Ickovic has been campaigning to dedicate part of Pier A to Park Service uses since shortly after Sep. 11 when he met with Park Service Director Fran Mainella in Washington D.C. At the time, Mainella expressed interest in taking over part of the pier, said Ickovic, but as of yet nothing has been finalized.

In recent talks, the Park Service indicated its desire to occupy the entire ground floor, rather than just a portion of it, sign a shorter, 10-year lease, and pay substantially less than what Wings Point would like them to pay in rent.

The memo, however, does not include a specific rent request, nor does it include extensive details on a possible lease, said Ickovic, who had been hoping to see more substantial progress by now. “We’re a little put off that this M.O.U. [memorandum of understanding] is so vague. It’s like saying, ‘Hi, my name is Tom.’ We already know this. We already had the deal all done… Meanwhile the project sits there stalled and it looks like a black eye on the rebirth of Lower Manhattan.”

Behind the scenes, tensions between Wings Point and Circle Line have contributed to the delays. “Circle Line is not happy that this is happening,” said Rosenthal, Nadler’s aide.

Because Wings Point managing partner Wachtel bought up New York Waterway ferry routes between Lower Manhattan and Hoboken last February with a new company he created called BillyBey, suspicions between the two ferry operators run high. Once Statue of Liberty-bound ferries operate out of a Wings Point-run pier and Circle Line’s concession contract with the Park Service comes up for renewal, Wachtel would be free to bid, offering his own ferry company as the provider.
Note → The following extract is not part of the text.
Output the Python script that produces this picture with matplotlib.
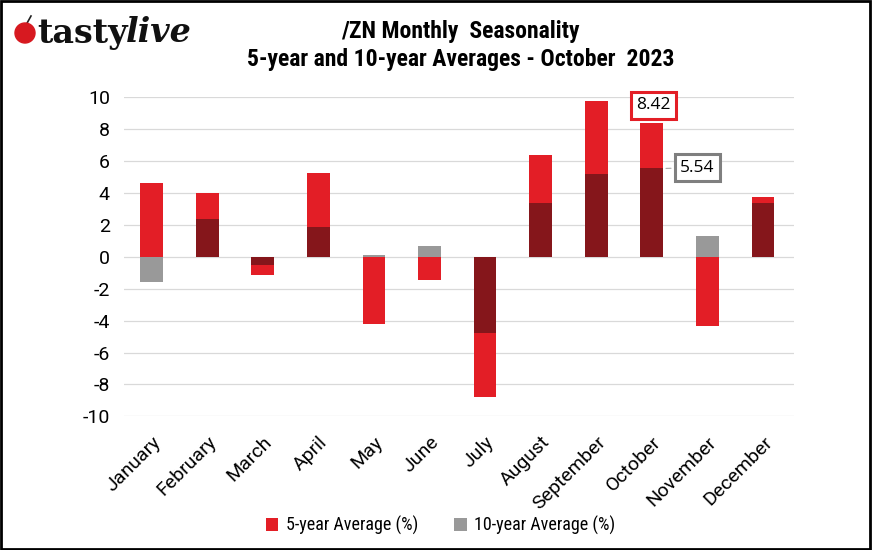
import numpy as np
import matplotlib
matplotlib.use('Agg')
import matplotlib.pyplot as plt
from matplotlib.patches import Rectangle, Circle

# 月份与数据
months = ['January', 'February', 'March', 'April', 'May', 'June',
          'July', 'August', 'September', 'October', 'November', 'December']
avg5 = [4.64, 3.99, -1.11, 5.27, -4.24, -1.44, -8.80, 6.37, 9.78, 8.42, -4.31, 3.74]
avg10 = [-1.59, 2.40, -0.54, 1.88, 0.13, 0.69, -4.79, 3.36, 5.20, 5.54, 1.32, 3.40]
label5 = '5-year Average (%)'
label10 = '10-year Average (%)'

red = '#e31e26'
dark = '#85161b'
gray = '#999999'
narrow = ['Roboto Condensed', 'Liberation Sans Narrow', 'Roboto', 'DejaVu Sans']

plt.rcParams['font.family'] = ['Roboto', 'DejaVu Sans']
plt.rcParams['axes.unicode_minus'] = False

fig = plt.figure(figsize=(8.72, 5.5), dpi=100)
ax = fig.add_axes([0.142, 0.243, 0.768, 0.58])

x = np.arange(len(months))
a5 = np.array(avg5)
a10 = np.array(avg10)
# 重叠部分(同号)用深红色
same = np.sign(a5) == np.sign(a10)
overlap = np.where(same, np.sign(a5) * np.minimum(np.abs(a5), np.abs(a10)), 0)

w = 0.41
ax.bar(x, a5, w, color=red, label=label5, zorder=3)
ax.bar(x, np.where(same, 0, a10), w, color=gray, label=label10, zorder=3)
ax.bar(x, overlap, w, color=dark, zorder=4)

ax.set_xlim(-0.5, 11.55)
ax.set_ylim(-10, 10)
ax.set_yticks(range(-10, 11, 2))
ax.grid(axis='y', color='#d9d9d9', lw=0.9, zorder=0)
for s in ax.spines.values():
    s.set_visible(False)
ax.tick_params(length=0, labelsize=14, pad=10)
ax.set_xticks(x)
ax.set_xticklabels(months, rotation=45, ha='right', rotation_mode='anchor', fontsize=14)
ax.tick_params(axis='x', pad=12)

# 标注
oc = months.index('October')
ax.annotate(f'{avg5[oc]:.2f}', (oc, avg5[oc]), xytext=(oc + 0.03, 9.5),
            ha='center', va='center', fontsize=12.5, family=['Open Sans', 'DejaVu Sans'],
            bbox=dict(boxstyle='square,pad=0.3', fc='white', ec=red, lw=2.2), zorder=6)
ax.annotate(f'{avg10[oc]:.2f}', (oc + w / 2, avg10[oc]), xytext=(oc + 0.82, 5.6),
            ha='center', va='center', fontsize=12.5, family=['Open Sans', 'DejaVu Sans'],
            bbox=dict(boxstyle='square,pad=0.3', fc='white', ec='#7f7f7f', lw=2.2),
            arrowprops=dict(arrowstyle='-', color='#a6a6a6', lw=0.8), zorder=6)

# 标题
fig.text(0.528, 0.942, '/ZN Monthly  Seasonality', ha='center', va='center',
         fontsize=17, fontweight='bold', family=narrow)
fig.text(0.528, 0.891, '5-year and 10-year Averages - October  2023', ha='center', va='center',
         fontsize=17, fontweight='bold', family=narrow)

# logo
ax_logo = fig.add_axes([0, 0, 1, 1], facecolor='none')
ax_logo.set_axis_off()
ax_logo.set_xlim(0, 872)
ax_logo.set_ylim(550, 0)
ax_logo.add_patch(Circle((25, 33), 10, color='#d71920', zorder=5))
ax_logo.plot([26, 31], [25, 16], color='#222222', lw=1.2)
t1 = fig.text(0.043, 0.94, 'tasty', ha='left', va='center', fontsize=24, fontweight='bold',
              family=['DejaVu Serif'], color='#111111')
fig.canvas.draw()
bb = t1.get_window_extent(renderer=fig.canvas.get_renderer())
fig.text(bb.x1 / fig.bbox.width - 0.003, 0.94, 'live', ha='left', va='center', fontsize=24,
         fontweight='bold', style='italic', family=['DejaVu Serif'], color='#111111')

# 图例
leg = fig.legend(loc='center', bbox_to_anchor=(0.505, 0.045), ncol=2, frameon=False,
                 handlelength=0.7, handleheight=0.7, handletextpad=0.4, columnspacing=2.0,
                 prop={'family': narrow, 'size': 13})

# 外框
fig.patches.append(Rectangle((0.001, 0.002), 0.997, 0.996, transform=fig.transFigure,
                             fill=False, ec='black', lw=2))

fig.savefig('out.png', dpi=100)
“Wings Point and Circle Line are getting ready for something to happen where both of them will be in conflict,” said Rosenthal. “They anticipate something happening soon so they’re trying to stake out different positions in anticipation of the contract renewal.”

Ickovic insists Circle Line has nothing to worry about. “Right now Circle Line is the concessionaire. We have nothing to do with that,” he said. Who runs the ferries from Pier A to the Statue of Liberty “really doesn’t matter to us, that’s not our business. We’re just accommodating what they [Park Service] need.”

Circle Line did not return calls for comment for this story Wednesday.

Ickovic worries negotiations will drag out indefinitely. “All this takes is someone to say ‘enough of this nonsense, let’s get this done,’” he said. But “this is just how government works. They tend to be slow, they tend to be overly cautious. Avoiding a decision is better than making one. It’s the nature of the beast, which I’ve learned to know all too painfully.”

Park Service officials did not return calls for comment for this story. Officials at the General Service Administration, which has been involved in the negotiations declined to comment, citing the delicate nature of negotiations.

Rosenthal insists the main sticking point for Park Service is cost and security. “It was too much money and the lease was too long,” she said. “That letter to them [Wings Point] is better than nothing. It shows the process is moving.”